Vision, Headaches and Relief

My vision for this project has been pretty clear, with the hammering out the details being the majority of the work.  And, until the recent past couple of years, my eyes have been 20/20.  But, as with all of us as we age, vision, or our pupils tend to wear out.  Two years ago I bought my first pair of readers.  Let me tell ya, that was an odd yet curious experience.  I now know what it is like to look over my glasses at people.  Hmm, that’s what those old people were experiencing.  LOL…  (yes that’s ‘laugh out loud’, ha ha)

Within the past couple days I’ve gone from worried for my life, literally, to feeling relief that I felt relief.  Or, that I got relief from having headaches (with the potential for it, them) to advance into full grown migraines.  What do I mean by that.  The past few years I’ve been dealing with getting migraines on a more frequent basis, to the point of taking Excedrin Migraine, over the counter pain relief (actually, the knockoff brands) every day to stave off any potential threats.

Two days ago I could not begin to look through my glasses without feeling nerves in my head and eyes begin to ache, and even sting with pain.  So, then I thought, what the heck am I going to do about working on this project?!
The headaches and migraines combined with the fact that my father died from cancer of the brain, has had me yes, worried for my life.  And this project.  I started asking myself what will I do if I do have the big C.  For my father, he got a call from the doctor telling him he had 6 months to live.  Yes, a prognosis of death in six months in a simple phone call.  And yes, I was and still am filled with contempt for the behavior of a doctor to make such a phone call.  Yet, it didn’t change the fact I was the first person called when he was once again divorced again, drinking again, and not going to work.  And, I was the last person to leave the town of Amery, WI, after the house sold and I was once again free, and needing to move on with my life.  That was in 1980, when my father was 55 year old.

This year I am 54 and fast approaching the same age my father was when he got that fatal diagnosis.  As I remember it called “indifferential carcenoma”, although I may have not heard it correctly, since I was in my early 20’s and overwhelmed by the situation.  Much like my previous 21 year in an alcoholic family system.  I was just dutiful to my family, as I was taught.

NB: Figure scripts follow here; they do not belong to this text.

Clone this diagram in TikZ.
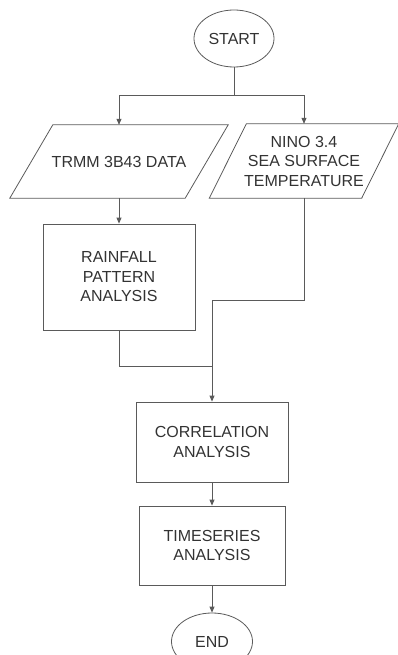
\documentclass[tikz,border=0pt]{standalone}
\usepackage{fontspec}
\setmainfont{Liberation Sans}
\usetikzlibrary{shapes.geometric,arrows.meta}
\definecolor{linegray}{HTML}{5A5A5A}
\definecolor{textgray}{HTML}{333333}
\tikzset{
  base/.style={font=\fontsize{16}{19.5}\selectfont, text=textgray, align=center, inner sep=0pt},
  term/.style={base, ellipse, draw=linegray, line width=0.8pt, minimum width=80pt, minimum height=57pt},
  procbox/.style={base, rectangle, draw=linegray, line width=0.8pt},
  iobox/.style={base, rectangle},
  conn/.style={draw=linegray, line width=0.8pt},
  arr/.style={conn, -{Triangle[length=6pt,width=5pt]}},
  para/.style={draw=linegray, line width=0.8pt}
}
\begin{document}
\begin{tikzpicture}[x=1pt,y=-1pt]
\useasboundingbox (0,0) rectangle (397,655);
\node[term] (start) at (234,38.5) {START};
\node[iobox, minimum width=175pt, minimum height=73pt] (trmm) at (119,161.5) {TRMM 3B43 DATA};
\node[iobox, minimum width=152pt, minimum height=74pt] (nino) at (304,161) {NINO 3.4\\SEA SURFACE\\TEMPERATURE};
\draw[para] ([xshift=21.5pt]trmm.north west) -- ([xshift=21.5pt]trmm.north east) -- ([xshift=-21.5pt]trmm.south east) -- ([xshift=-21.5pt]trmm.south west) -- cycle;
\draw[para] ([xshift=18.5pt]nino.north west) -- ([xshift=18.5pt]nino.north east) -- ([xshift=-18.5pt]nino.south east) -- ([xshift=-18.5pt]nino.south west) -- cycle;
\node[procbox, minimum width=152pt, minimum height=106pt] (rain) at (119,277) {RAINFALL\\PATTERN\\ANALYSIS};
\node[procbox, minimum width=152pt, minimum height=80pt] (corr) at (212,442) {CORRELATION\\ANALYSIS};
\node[procbox, minimum width=146pt, minimum height=79pt] (ts) at (212,545.5) {TIMESERIES\\ANALYSIS};
\node[term, minimum width=81pt] (endn) at (212,641.5) {END};
\coordinate (split) at (234,95);
\coordinate (bend) at (212,300);
\coordinate (join) at (212,366);
\draw[conn] (start.south) -- (split);
\draw[arr] (split) -| (trmm.north);
\draw[arr] (split) -| (nino.north);
\draw[arr] (trmm.south) -- (rain.north);
\draw[conn] (nino.south) |- (bend);
\draw[arr] (bend) -- (corr.north);
\draw[conn] (rain.south) |- (join);
\draw[arr] (corr.south) -- (ts.north);
\draw[arr] (ts.south) -- (endn.north);
\end{tikzpicture}
\end{document}
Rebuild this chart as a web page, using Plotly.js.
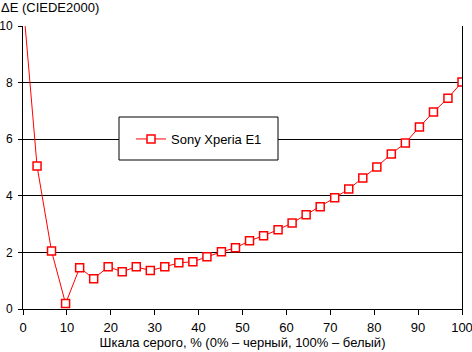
<!DOCTYPE html>
<html>
<head>
<meta charset="utf-8">
<script src="https://cdn.plot.ly/plotly-3.0.1.min.js"></script>
<style>html,body{margin:0;padding:0;background:#fff;}#chart{width:472px;height:352px;}</style>
</head>
<body>
<div id="chart"></div>
<script>
const grayLevels = [0, 3.2, 6.5, 9.7, 12.9, 16.1, 19.4, 22.6, 25.8, 29.0, 32.3, 35.5, 38.7, 41.9, 45.2, 48.4,
  51.6, 54.8, 58.1, 61.3, 64.5, 67.7, 71.0, 74.2, 77.4, 80.6, 83.9, 87.1, 90.3, 93.5, 96.8, 100];
const deltaE = [10.9, 5.05, 2.05, 0.19, 1.46, 1.07, 1.49, 1.32, 1.49, 1.36, 1.49, 1.63, 1.67, 1.85, 2.02, 2.16,
  2.41, 2.59, 2.80, 3.04, 3.33, 3.61, 3.93, 4.24, 4.63, 5.02, 5.48, 5.87, 6.43, 6.96, 7.45, 8.02];
const xTicks = [0, 10, 20, 30, 40, 50, 60, 70, 80, 90, 100];
const yTicks = [0, 2, 4, 6, 8, 10];
const seriesName = "Sony Xperia E1";
const xTitle = "Шкала серого, % (0% – черный, 100% – белый)";
const yTitle = "ΔE (CIEDE2000)";

const F = "Arial, 'Liberation Sans', sans-serif";
const FS = 13;
const W = 472, H = 352, L = 23, R = 10, T = 26, B = 43;
const pw = W - L - R, ph = H - T - B;
const px = v => (v - L) / pw;
const py = v => (H - B - v) / ph;

const trace = {
  x: grayLevels, y: deltaE, name: seriesName, type: 'scatter', mode: 'lines+markers',
  line: {color: '#ff0000', width: 1},
  marker: {symbol: 'square', size: 8, color: '#ffffff', line: {color: '#ff0000', width: 1.5}},
  cliponaxis: true
};

const layout = {
  width: W, height: H,
  margin: {l: L, r: R, t: T, b: B, pad: 0},
  paper_bgcolor: '#fff', plot_bgcolor: '#fff',
  font: {family: F, size: FS, color: '#000'},
  showlegend: true,
  legend: {x: px(131), y: py(139), xanchor: 'left', yanchor: 'middle',
    bgcolor: 'rgba(0,0,0,0)', borderwidth: 0, itemwidth: 30,
    font: {family: F, size: FS, color: '#000'}},
  xaxis: {range: [0, 100], tickvals: xTicks, ticktext: xTicks.map(String),
    showgrid: false, zeroline: false, showline: true, linecolor: '#000', linewidth: 1,
    ticks: 'outside', ticklen: 5, tickcolor: '#000', tickwidth: 1,
    ticklabeloverflow: 'allow', ticklabelstandoff: 1,
    tickfont: {family: F, size: FS, color: '#000'},
    title: {text: xTitle, font: {family: F, size: FS, color: '#000'}, standoff: 4},
    fixedrange: true},
  yaxis: {range: [0, 10], tickvals: yTicks, ticktext: yTicks.map(String),
    showgrid: true, gridcolor: '#000', gridwidth: 1, zeroline: false,
    showline: true, linecolor: '#000', linewidth: 1, mirror: true,
    ticks: 'outside', ticklen: 4, tickcolor: '#000', tickwidth: 1,
    ticklabeloverflow: 'allow', ticklabelstandoff: 3,
    tickfont: {family: F, size: 12, color: '#000'}, fixedrange: true},
  shapes: [{type: 'rect', xref: 'paper', yref: 'paper', layer: 'above',
    x0: px(119), x1: px(278), y0: py(160), y1: py(117),
    fillcolor: '#ffffff', line: {color: '#000', width: 1}}],
  annotations: [{text: yTitle, xref: 'paper', yref: 'paper', x: px(0), y: py(-1),
    xanchor: 'left', yanchor: 'top', showarrow: false, borderpad: 0,
    font: {family: F, size: FS, color: '#000'}}]
};

Plotly.newPlot('chart', [trace], layout, {staticPlot: true, displayModeBar: false});
</script>
</body>
</html>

Well, coming back to today, I’m still having trouble with my eyes going blurry when I use my glasses.  I’m told I need to get used to wearing them.  But, I do have relief from the headaches and migraine threat.  That’s a big deal, huge even.  Those of you who know what it’s like to have bad headaches and migraines know… and I mean KNOW the significance of that relief.

So, where does that put this project, since there’s still a lot to be done?

My first answer is “I’m leaving in God’s hands”, and yes that seems like a cop out, but no it really isn’t.  I’m just the gumption behind this project that is much bigger than me.  But, as soon as I can, I need to get the word out and begin finding others that understand and believe in this project as I do.  At least one, if not 2-3, that can step in and continue this work.  That means I need to keep writing about the vision, and the aspects that are not easily assumed. 

It’s a balancing act of getting the work done so I can see it and help mold it into it’s intended shape, with the need for written documentation regarding the details.

Hopefully, even this blog piece will shed some light on the direction of this work.